Charts and diagrams as code:

-- -- --

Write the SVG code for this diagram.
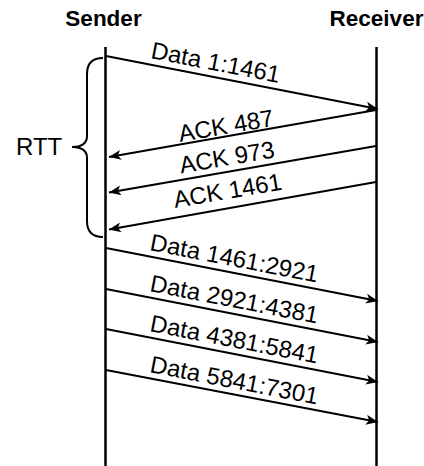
<svg xmlns="http://www.w3.org/2000/svg" width="424" height="466" viewBox="0 0 424 466">
<defs>
<style>
.life{stroke:#000;stroke-width:2.5;fill:none}
.msg{stroke:#000;stroke-width:2;fill:none;marker-end:url(#ah)}
.lbl{font-family:"Liberation Sans",Arial,sans-serif;font-size:24px;fill:#000}
.hdr{font-family:"Liberation Sans",Arial,sans-serif;font-size:22.5px;font-weight:bold;fill:#000;text-anchor:middle}
.brace{stroke:#000;stroke-width:2;fill:none}
</style>
<marker id="ah" markerUnits="userSpaceOnUse" markerWidth="14" markerHeight="12" refX="12" refY="5" orient="auto">
<path d="M0,0 L12,5 L0,10 L3,5 Z" fill="#000"/>
</marker>
</defs>
<rect width="424" height="466" fill="#fff"/>
<g id="sender">
<text class="hdr" x="103.5" y="26">Sender</text>
<line class="life" x1="105.5" y1="47" x2="105.5" y2="466"/>
</g>
<g id="receiver">
<text class="hdr" x="376.5" y="26">Receiver</text>
<line class="life" x1="376.5" y1="47" x2="376.5" y2="466"/>
</g>
<g id="rtt">
<path class="brace" d="M103,58 Q87,58 87,74 L87,136 Q87,147 72,147 Q87,147 87,158 L87,221 Q87,237 103,237"/>
<text class="lbl" x="16" y="155">RTT</text>
</g>
<g id="connectors">
<line class="msg" x1="106" y1="56" x2="378" y2="109"/>
<line class="msg" x1="376" y1="110" x2="109" y2="157"/>
<line class="msg" x1="376" y1="146" x2="109" y2="192.5"/>
<line class="msg" x1="376" y1="182" x2="109" y2="229.5"/>
<line class="msg" x1="106" y1="248" x2="378" y2="301"/>
<line class="msg" x1="106" y1="289" x2="378" y2="342"/>
<line class="msg" x1="106" y1="329" x2="378" y2="382"/>
<line class="msg" x1="106" y1="370" x2="378" y2="422"/>
</g>
<g id="labels">
<text class="lbl" transform="translate(150,58) rotate(11)">Data 1:1461</text>
<text class="lbl" transform="translate(180,142) rotate(-9.8)">ACK 487</text>
<text class="lbl" transform="translate(181,173.5) rotate(-9.8)">ACK 973</text>
<text class="lbl" transform="translate(175,208) rotate(-9.8)">ACK 1461</text>
<text class="lbl" transform="translate(149,250) rotate(11)">Data 1461:2921</text>
<text class="lbl" transform="translate(149,291) rotate(11)">Data 2921:4381</text>
<text class="lbl" transform="translate(149,331) rotate(11)">Data 4381:5841</text>
<text class="lbl" transform="translate(149,372) rotate(11)">Data 5841:7301</text>
</g>
</svg>
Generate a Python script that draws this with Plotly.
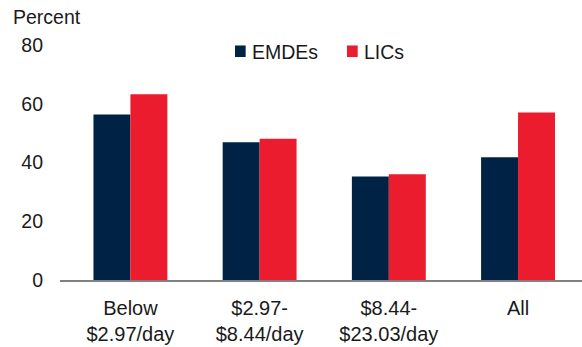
import plotly.graph_objects as go

# Share of households, by daily income bracket
categories = ["Below<br>$2.97/day", "$2.97-<br>$8.44/day", "$8.44-<br>$23.03/day", "All"]
emdes = [56.3, 46.9, 35.2, 41.8]
lics = [63.2, 48.1, 36.0, 57.0]
y_ticks = [0, 20, 40, 60, 80]

NAVY = "#002345"
RED = "#EB1C2D"
FONT = "Liberation Sans, Arial, sans-serif"

fig = go.Figure()
fig.add_trace(go.Bar(x=categories, y=emdes, name="EMDEs", marker=dict(color=NAVY, line=dict(width=0))))
fig.add_trace(go.Bar(x=categories, y=lics, name="LICs", marker=dict(color=RED, line=dict(width=0))))

# Compact legend: small square swatch followed closely by the series name
legend_items = [("EMDEs", NAVY, 0.3352), ("LICs", RED, 0.5498)]
shapes = []
annotations = []
for name, color, x0 in legend_items:
    shapes.append(dict(type="rect", xref="paper", yref="paper", x0=x0, x1=x0 + 0.0205,
                       y0=0.949, y1=0.998, fillcolor=color, line=dict(width=0)))
    annotations.append(dict(text=name, xref="paper", yref="paper", x=x0 + 0.0285, y=0.972,
                            xanchor="left", yanchor="middle", showarrow=False,
                            font=dict(size=19.5)))

annotations.append(dict(text="Percent", xref="paper", yref="paper", x=-0.093, y=1.0,
                        yshift=28, xanchor="left", yanchor="middle", showarrow=False,
                        font=dict(size=19.5)))

fig.update_layout(
    width=582, height=347,
    margin=dict(l=60, r=0, t=45, b=67),
    paper_bgcolor="white", plot_bgcolor="white",
    barmode="group", bargap=0.428, bargroupgap=0,
    font=dict(family=FONT, size=19.5, color="#1a1a1a"),
    showlegend=False,
    xaxis=dict(range=[-0.545, 3.495], showline=True, linecolor="#808080", linewidth=1.5,
               ticks="", showgrid=False, zeroline=False, ticklabelstandoff=9,
               tickfont=dict(size=20)),
    yaxis=dict(range=[0, 80], tickvals=y_ticks, showline=False, showgrid=False,
               zeroline=False, ticks="", ticklabelstandoff=16),
    shapes=shapes,
    annotations=annotations,
)

fig.write_html("out.html")
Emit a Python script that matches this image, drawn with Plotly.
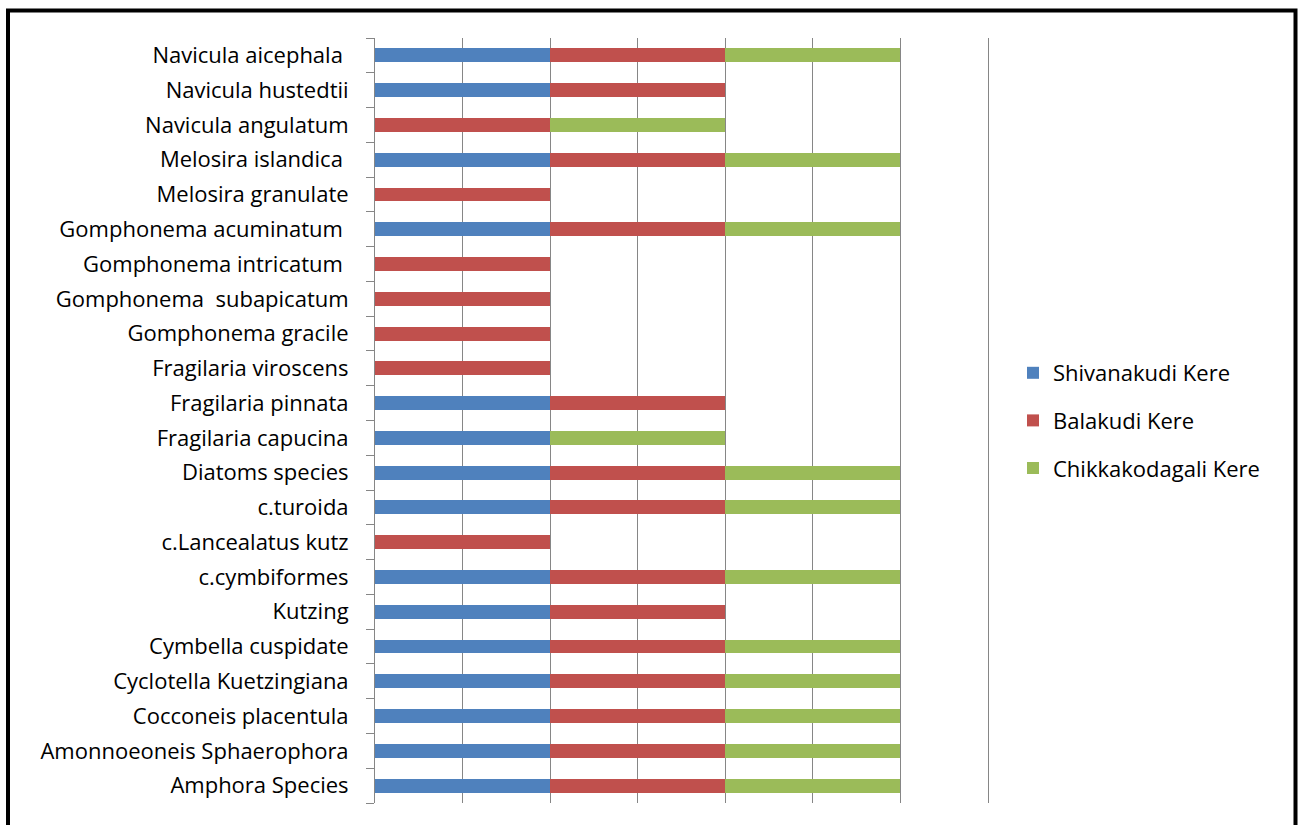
import plotly.graph_objects as go

species = [
    "Amphora Species", "Amonnoeoneis Sphaerophora", "Cocconeis placentula",
    "Cyclotella Kuetzingiana", "Cymbella cuspidate", "Kutzing", "c.cymbiformes",
    "c.Lancealatus kutz", "c.turoida", "Diatoms species", "Fragilaria capucina",
    "Fragilaria pinnata", "Fragilaria viroscens", "Gomphonema gracile",
    "Gomphonema  subapicatum", "Gomphonema intricatum\u00a0", "Gomphonema acuminatum\u00a0",
    "Melosira granulate", "Melosira islandica\u00a0", "Navicula angulatum",
    "Navicula hustedtii", "Navicula aicephala\u00a0",
]
shivanakudi = [1, 1, 1, 1, 1, 1, 1, 0, 1, 1, 1, 1, 0, 0, 0, 0, 1, 0, 1, 0, 1, 1]
balakudi = [1, 1, 1, 1, 1, 1, 1, 1, 1, 1, 0, 1, 1, 1, 1, 1, 1, 1, 1, 1, 1, 1]
chikkakodagali = [1, 1, 1, 1, 1, 0, 1, 0, 1, 1, 1, 0, 0, 0, 0, 0, 1, 0, 1, 1, 0, 1]

series = [
    ("Shivanakudi Kere", shivanakudi, "#4F81BD"),
    ("Balakudi Kere", balakudi, "#C0504D"),
    ("Chikkakodagali Kere", chikkakodagali, "#9BBB59"),
]

W, H = 1300, 825
L, R, T, B = 375, 991, 38, 803
FONT = "Open Sans, Lato, sans-serif"

fig = go.Figure()
for i, (name, vals, color) in enumerate(series):
    fig.add_trace(go.Bar(
        y=species, x=vals, name=name, orientation="h",
        marker=dict(color=color, line=dict(width=0)),
        width=0.4, legendgroup=f"g{i}",
    ))

def px_to_paper_x(px):
    return (px - L) / (R - L)

def px_to_paper_y(py):
    return (B - py) / (B - T)

fig.add_shape(
    type="rect", xref="paper", yref="paper",
    x0=px_to_paper_x(8), x1=px_to_paper_x(1295.5),
    y0=px_to_paper_y(840), y1=px_to_paper_y(10.5),
    line=dict(color="black", width=4), fillcolor="rgba(0,0,0,0)", layer="above",
)

fig.update_layout(
    width=W, height=H,
    margin=dict(l=L, r=W - R, t=T, b=H - B, pad=0),
    barmode="stack",
    bargap=0.6,
    paper_bgcolor="white", plot_bgcolor="white",
    font=dict(family=FONT, size=22, color="black"),
    showlegend=True,
    legend=dict(
        x=px_to_paper_x(1013), y=0.5, xanchor="left", yanchor="middle",
        traceorder="grouped", tracegroupgap=16,
        font=dict(family=FONT, size=22, color="black"),
        bgcolor="rgba(0,0,0,0)",
    ),
    xaxis=dict(
        range=[0, 3.517], dtick=0.5, showticklabels=False,
        showgrid=True, gridcolor="#868686", gridwidth=1,
        zeroline=False, showline=False, ticks="",
    ),
    yaxis=dict(
        type="category", categoryorder="array", categoryarray=species,
        showline=True, linecolor="#868686", linewidth=1,
        ticks="outside", ticklen=8, tickcolor="#868686", tickwidth=1,
        tickson="boundaries", showgrid=False,
        tickfont=dict(family=FONT, size=22, color="black"),
        ticklabelstandoff=21,
    ),
)

fig.write_html("out.html")
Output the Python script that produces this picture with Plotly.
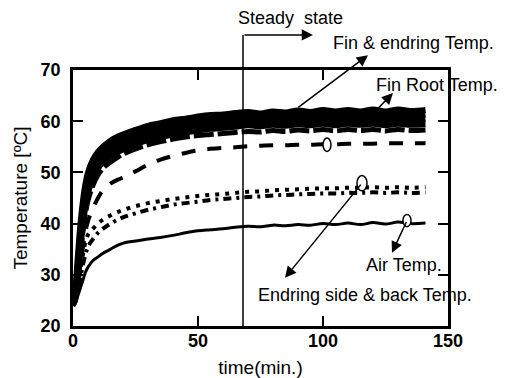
import plotly.graph_objects as go

# time axis (min.)
time_min = [0, 1, 2, 3, 4, 5, 6, 8, 10, 12, 15, 18, 21, 25, 30, 35, 40, 45, 50, 55,
            60, 65, 70, 75, 80, 85, 90, 95, 100, 105, 110, 115, 120, 125, 130, 135, 141]

# Fin & endring temperatures (thick band)
fin_end_1 = [24.5, 27.5, 34, 40, 44.5, 47.8, 50, 52.5, 54, 55, 56.2, 57, 57.6, 58.3, 59.1, 59.6, 60.2, 60.5, 60.9, 61.2,
             61.3, 61.6, 61.8, 61.5, 61.9, 61.7, 62.1, 61.8, 62.2, 61.9, 62.2, 61.9, 62.3, 61.9, 62.3, 62.0, 62.2]
fin_end_2 = [24.3, 27, 32.5, 38.5, 43, 46.5, 48.8, 51.5, 53, 54, 55.2, 56, 56.6, 57.3, 58.1, 58.7, 59.3, 59.7, 60.1, 60.3,
             60.5, 60.8, 61, 60.8, 61.1, 60.9, 61.2, 61, 61.3, 61, 61.3, 61.1, 61.4, 61, 61.3, 61.1, 61.3]
fin_end_3 = [24.1, 26.5, 31.5, 37, 41.5, 45.2, 47.5, 50.3, 52, 53, 54.2, 55, 55.7, 56.4, 57.2, 57.9, 58.4, 58.8, 59.2, 59.5,
             59.7, 59.9, 60.1, 59.9, 60.2, 60, 60.3, 60.1, 60.4, 60.1, 60.4, 60.2, 60.4, 60.1, 60.4, 60.2, 60.4]
fin_end_4 = [24, 26, 30.5, 35.5, 40, 43.5, 46, 49, 50.8, 52, 53.2, 54, 54.7, 55.5, 56.3, 56.9, 57.4, 57.8, 58.2, 58.5,
             58.7, 58.9, 59.2, 59, 59.3, 59.1, 59.4, 59.2, 59.5, 59.2, 59.5, 59.3, 59.5, 59.2, 59.5, 59.3, 59.4]
fin_end_5 = [24, 25.5, 29.5, 34, 38.5, 42, 44.5, 47.5, 49.5, 50.8, 52, 53, 53.8, 54.6, 55.4, 56, 56.5, 56.9, 57.2, 57.4,
             57.6, 57.8, 58, 57.9, 58.2, 58, 58.3, 58.1, 58.4, 58.1, 58.4, 58.2, 58.4, 58.1, 58.4, 58.2, 58.3]

# Fin root temperature (dashed)
fin_root = [24, 25, 28.5, 32, 35.5, 38.5, 40.5, 43, 45, 46.5, 47.8, 48.6, 49.2, 50.2, 51.5, 52.5, 53.2, 53.8, 54.3, 54.6,
            54.8, 54.9, 55.1, 55.2, 55.3, 55.3, 55.4, 55.4, 55.5, 55.5, 55.6, 55.6, 55.6, 55.7, 55.7, 55.7, 55.7]

# Endring side & back temperatures (dotted)
endring_side = [24, 25, 28, 31, 34, 36.5, 37.8, 39, 40, 40.8, 41.6, 42.3, 42.8, 43.4, 44, 44.4, 44.8, 45.1, 45.4, 45.6,
                45.8, 46, 46.2, 46.3, 46.5, 46.6, 46.7, 46.8, 46.9, 46.9, 47, 47, 47.1, 47, 47.1, 47, 47.1]
endring_back = [24, 24.8, 27, 29.5, 32, 34, 35.5, 37, 38.2, 39, 40, 40.8, 41.4, 42, 42.7, 43.2, 43.7, 44, 44.3, 44.6,
                44.8, 45, 45.2, 45.3, 45.5, 45.6, 45.7, 45.8, 45.9, 45.9, 46, 46, 46.1, 46, 46.1, 46, 46.1]

# Air temperature (solid)
air = [24, 24.5, 26, 27.5, 29, 30.5, 31.5, 32.8, 33.5, 34.2, 35, 35.8, 36.3, 36.6, 37, 37.3, 37.7, 38.2, 38.6, 38.8,
       39, 39.3, 39.5, 39.4, 39.7, 39.6, 39.8, 39.7, 40, 39.8, 40.1, 39.8, 40.2, 39.9, 40.3, 40, 40.1]

steady_time = 68

x_ticks = [0, 50, 100, 150]
y_ticks = [20, 30, 40, 50, 60, 70]

fig = go.Figure()
for s in [fin_end_1, fin_end_2, fin_end_3, fin_end_4]:
    fig.add_trace(go.Scatter(x=time_min, y=s, mode="lines",
                             line=dict(color="black", width=6, shape="spline")))
fig.add_trace(go.Scatter(x=time_min, y=fin_end_5, mode="lines",
                         line=dict(color="black", width=5, dash="20px,4px", shape="spline")))
fig.add_trace(go.Scatter(x=time_min, y=fin_root, mode="lines",
                         line=dict(color="black", width=4, dash="14px,12px", shape="spline")))
fig.add_trace(go.Scatter(x=time_min, y=endring_side, mode="lines",
                         line=dict(color="black", width=4, dash="4px,6px", shape="spline")))
fig.add_trace(go.Scatter(x=time_min, y=endring_back, mode="lines",
                         line=dict(color="black", width=4, dash="8px,5px,3px,5px", shape="spline")))
fig.add_trace(go.Scatter(x=time_min, y=air, mode="lines",
                         line=dict(color="black", width=3, shape="spline")))

ann_font = dict(family="Liberation Sans, Arial", size=18, color="black")

# steady state line + arrow
fig.add_shape(type="line", xref="x", yref="paper", x0=steady_time, x1=steady_time, y0=0, y1=1.137,
              line=dict(color="black", width=1.5))
fig.add_annotation(xref="x", yref="paper", x=96, y=1.137, ax=-(96 - steady_time) * 2.5, ay=0,
                   axref="pixel", ayref="pixel", text="", showarrow=True,
                   arrowhead=2, arrowsize=1.5, arrowwidth=1.5, arrowcolor="black")
fig.add_annotation(xref="paper", yref="paper", x=0.579, y=1.203, text="Steady  state",
                   showarrow=False, font=ann_font, xanchor="center", yanchor="middle")

# label arrows (head, tail) in data coords
arrows = [
    ((118, 72.9), (89.5, 62.5)),
    ((128, 65.5), (120, 61.5)),
    ((84.8, 29.4), (115.6, 47.9)),
    ((127.6, 34.3), (133.6, 40.6)),
]
for (hx, hy), (tx, ty) in arrows:
    fig.add_annotation(xref="x", yref="y", x=hx, y=hy, axref="x", ayref="y", ax=tx, ay=ty,
                       text="", showarrow=True, arrowhead=2, arrowsize=1.5, arrowwidth=1.5,
                       arrowcolor="black")

# small circles marking the curves
for cx, cy, rx, ry in [(115.6, 47.9, 2.0, 1.5), (133.6, 40.6, 1.6, 1.2), (101.6, 55.4, 1.6, 1.3)]:
    fig.add_shape(type="circle", xref="x", yref="y", x0=cx - rx, x1=cx + rx, y0=cy - ry, y1=cy + ry,
                  line=dict(color="black", width=1.5), fillcolor="white", layer="above")

labels = [
    ("Fin & endring Temp.", 0.909, 1.105),
    ("Fin Root Temp.", 0.971, 0.941),
    ("Air Temp.", 0.883, 0.238),
    ("Endring side & back Temp.", 0.779, 0.121),
]
for txt, px, py in labels:
    fig.add_annotation(xref="paper", yref="paper", x=px, y=py, text=txt, showarrow=False,
                       font=ann_font, xanchor="center", yanchor="middle")

tick_font = dict(family="Liberation Sans, Arial", size=18, color="black", weight="bold")
axis_common = dict(showgrid=False, zeroline=False, showline=True, linecolor="black", linewidth=2.5,
                   mirror="ticks", ticks="inside", ticklen=10, tickwidth=2, tickcolor="black",
                   tickfont=tick_font, automargin=False)

fig.update_xaxes(range=[0, 150], tickvals=x_ticks, ticktext=[str(v) for v in x_ticks],
                 ticklabelstandoff=-3,
                 title=dict(text="time(min.)", font=dict(family="Liberation Sans, Arial", size=19, color="black"),
                            standoff=12),
                 **axis_common)
fig.update_yaxes(range=[20, 70], tickvals=y_ticks, ticktext=[str(v) for v in y_ticks],
                 ticklabelstandoff=6,
                 title=dict(text="Temperature [ºC]", font=dict(family="Liberation Sans, Arial", size=19, color="black"),
                            standoff=8),
                 **axis_common)

fig.update_layout(width=506, height=378, margin=dict(l=73, r=58, t=70, b=52),
                  paper_bgcolor="white", plot_bgcolor="white", showlegend=False)

fig.write_html("out.html")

-- -- --

**WHAT THE TASK REQUIRES:**
Give back only the lines from the one holding "Output the Python" through the one holding "130, 135, 141]", both kept, exactly as written. Omit the images.

**RESULT BELOW:**
Output the Python script that produces this picture with Plotly.
import plotly.graph_objects as go

# time axis (min.)
time_min = [0, 1, 2, 3, 4, 5, 6, 8, 10, 12, 15, 18, 21, 25, 30, 35, 40, 45, 50, 55,
            60, 65, 70, 75, 80, 85, 90, 95, 100, 105, 110, 115, 120, 125, 130, 135, 141]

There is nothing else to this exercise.